The ethos of the film is very much a crime drama of the 1990s, with some big dramatic hitters assuming the major roles. But like the title says, it's the Little Things that help when the story gets either too muddled in its own mire, or too drawn out to be fully compelling.
While director John Lee Hancock tries for tension, he doesn't quite make it stick as the 2 hours plays out, even though Denzel Washington, Rami Malek and an underused Jared Leto give their all.
Washington stars as Joe "Deke" Deacon, a deputy sheriff working on the fringes of Bakersfield, who's called into Los Angeles for a mundane job.
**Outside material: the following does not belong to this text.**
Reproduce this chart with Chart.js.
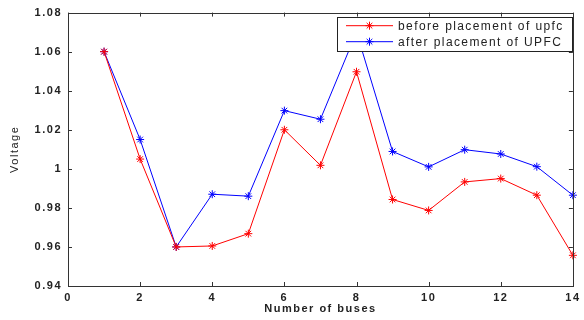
<!DOCTYPE html>
<html>
<head>
<meta charset="utf-8">
<script src="https://cdn.jsdelivr.net/npm/chart.js@4/dist/chart.umd.min.js"></script>
<style>
  html, body { margin: 0; padding: 0; background: #fff; }
  #wrap { width: 584px; height: 320px; }
</style>
</head>
<body>
<div id="wrap"><canvas id="chart" width="584" height="320"></canvas></div>
<script>
const buses = [1, 2, 3, 4, 5, 6, 7, 8, 9, 10, 11, 12, 13, 14];
const beforeUpfc = [1.060, 1.005, 0.960, 0.9605, 0.9668, 1.020, 1.0018, 1.0497, 0.9843, 0.9787, 0.9933, 0.995, 0.9865, 0.9557];
const afterUpfc = [1.060, 1.015, 0.960, 0.987, 0.986, 1.0298, 1.0254, 1.070, 1.0089, 1.001, 1.0098, 1.0076, 1.0011, 0.9865];
const xTicks = [0, 2, 4, 6, 8, 10, 12, 14];
const yTicks = [0.94, 0.96, 0.98, 1.00, 1.02, 1.04, 1.06, 1.08];
const legendLabels = ['before placement of upfc', 'after placement of UPFC'];

const textColor = '#222';
const axisColor = '#333';

const toPoints = vals => vals.map((v, i) => ({ x: buses[i], y: v }));

// box round the axes with inward ticks on all four sides (matlab style)
const matlabAxes = {
    id: 'matlabAxes',
    beforeDraw(chart) {
        chart.ctx.letterSpacing = '1.5px';
    },
    afterDraw(chart) {
        const { ctx, chartArea: a, scales } = chart;
        ctx.save();
        ctx.letterSpacing = '0px';
        ctx.strokeStyle = axisColor;
        ctx.lineWidth = 1;
        ctx.strokeRect(Math.round(a.left) + 0.5, Math.round(a.top) + 0.5, Math.round(a.right - a.left), Math.round(a.bottom - a.top));
        const tl = 4;
        ctx.beginPath();
        xTicks.forEach(t => {
            const x = Math.round(scales.x.getPixelForValue(t)) + 0.5;
            ctx.moveTo(x, a.bottom); ctx.lineTo(x, a.bottom - tl);
            ctx.moveTo(x, a.top); ctx.lineTo(x, a.top + tl);
        });
        yTicks.forEach(t => {
            const y = Math.round(scales.y.getPixelForValue(t)) + 0.5;
            ctx.moveTo(a.left, y); ctx.lineTo(a.left + tl, y);
            ctx.moveTo(a.right, y); ctx.lineTo(a.right - tl, y);
        });
        ctx.stroke();

        // legend
        const bx = 337.5, by = 17.5, bw = 235, bh = 34;
        ctx.fillStyle = '#fff';
        ctx.fillRect(bx, by, bw, bh);
        ctx.strokeStyle = '#222';
        ctx.strokeRect(bx, by, bw, bh);
        const rows = [25.7, 41.7];
        chart.data.datasets.forEach((ds, i) => {
            const y = rows[i];
            ctx.strokeStyle = ds.borderColor;
            ctx.lineWidth = 1;
            ctx.beginPath();
            ctx.moveTo(346, y); ctx.lineTo(393, y);
            ctx.stroke();
            ctx.fillStyle = ds.borderColor;
            Chart.helpers.drawPoint(ctx, { pointStyle: 'star', radius: 4, rotation: 0, borderWidth: 1 }, 369.5, y);
            ctx.fillStyle = textColor;
            ctx.font = '12px "Liberation Sans", Arial, sans-serif';
            ctx.letterSpacing = '1.4px';
            ctx.textBaseline = 'middle';
            ctx.textAlign = 'left';
            ctx.fillText(legendLabels[i], 398, y + 0.5);
            ctx.letterSpacing = '0px';
        });
        ctx.restore();
    }
};

new Chart(document.getElementById('chart'), {
    type: 'line',
    data: {
        datasets: [
            {
                label: legendLabels[0],
                data: toPoints(beforeUpfc),
                borderColor: '#ff0000',
                backgroundColor: '#ff0000',
                borderWidth: 1,
                pointStyle: 'star',
                pointRadius: 4,
                pointBorderWidth: 1,
                tension: 0,
                clip: false
            },
            {
                label: legendLabels[1],
                data: toPoints(afterUpfc),
                borderColor: '#0000ff',
                backgroundColor: '#0000ff',
                borderWidth: 1,
                pointStyle: 'star',
                pointRadius: 4,
                pointBorderWidth: 1,
                tension: 0,
                clip: false
            }
        ]
    },
    options: {
        responsive: false,
        animation: false,
        events: [],
        layout: { padding: { left: 0, right: 6, top: 12, bottom: 0 } },
        plugins: { legend: { display: false }, tooltip: { enabled: false } },
        scales: {
            x: {
                type: 'linear',
                min: 0,
                max: 14,
                afterBuildTicks: s => { s.ticks = xTicks.map(v => ({ value: v })); },
                afterFit: s => { s.height = 34; },
                grid: { display: false, drawTicks: false },
                border: { display: false },
                ticks: {
                    padding: 5,
                    maxRotation: 0,
                    color: textColor,
                    font: { family: '"Liberation Sans", Arial, sans-serif', size: 11, weight: 'bold' }
                },
                title: {
                    display: true,
                    text: 'Number of buses',
                    color: textColor,
                    padding: { top: 0, bottom: 4 },
                    font: { family: '"Liberation Sans", Arial, sans-serif', size: 11, weight: 'bold' }
                }
            },
            y: {
                min: 0.94,
                max: 1.08,
                afterBuildTicks: s => { s.ticks = yTicks.map(v => ({ value: v })); },
                afterFit: s => { s.width = 68; },
                grid: { display: false, drawTicks: false },
                border: { display: false },
                ticks: {
                    padding: 6,
                    color: textColor,
                    callback: v => String(Number(v.toFixed(2))),
                    font: { family: '"Liberation Sans", Arial, sans-serif', size: 11, weight: 'bold' }
                },
                title: {
                    display: true,
                    text: 'Voltage',
                    color: textColor,
                    padding: { top: 8, bottom: 0 },
                    font: { family: '"Liberation Sans", Arial, sans-serif', size: 11 }
                }
            }
        }
    },
    plugins: [matlabAxes]
});
</script>
</body>
</html>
Arriving in LA, Deacon finds himself drawn to the case of a missing girl that's being investigated by the department star Jim Baxter (Malek, in an exaggerated mannerisms role).
With time running out, and the bodies piling up, Deacon finds similarities between this latest case and an unsolved serial killer case he was investigating....
Aiming for dark and brooding, but occasionally dipping its toes into meandering, Washington anchors much of The Little Things' desire for flashbacks at pivotal turns and its penchant for jarring narrative turns that take you out of the moment.
Even though he's anguished and relatively dour, it's more that Washington feels a little less urgent in this role than in films like Kiss the Girls. But he remains watchable in the role, even if the script doesn't allow him the chance to expand much of his role as the cop haunted by one previous case.
The moments where the tension rises palpably does little to save the film, and a final gravel-pit based confrontation delivers echoes of Se7en's Brad Pitt's Mills desperately asking Kevin Spacey's John Doe "What's in the box?", but fires admirably hinting at what could have been in this old-cop-mentors-young-rookie-hotshot story.
But if Washington goes for dour through his paunchy physicality (and weirdly hints at the film's Deke being some kind of spiritual offshoot to The Equalizer), Leto's tendency to overplay his movements and exaggerate them leaves the potential villain of the piece as too much of a caricature, rather than a psychologically greyer one.
The same can initially be said for Malek's hotshot detective who's majorly unlikeable in early appearances, and almost dismissive of the film he's in.
That's perhaps some of the problem of The Little Things - while it could have been a majorly effective psychologically haunting and morally questionable film, it dabbles too much in the procedural and fails to cohesively bring all the elements together. (And it's no film for women either, as they're victims or in Morales' case, afforded little other than supporting bit players).
Sure, it's the Little Things such as a haunting score and a brooding atmospheric shoot that help, but it's the bigger things that torpedo all of writer director John Lee Hancock's ambitions.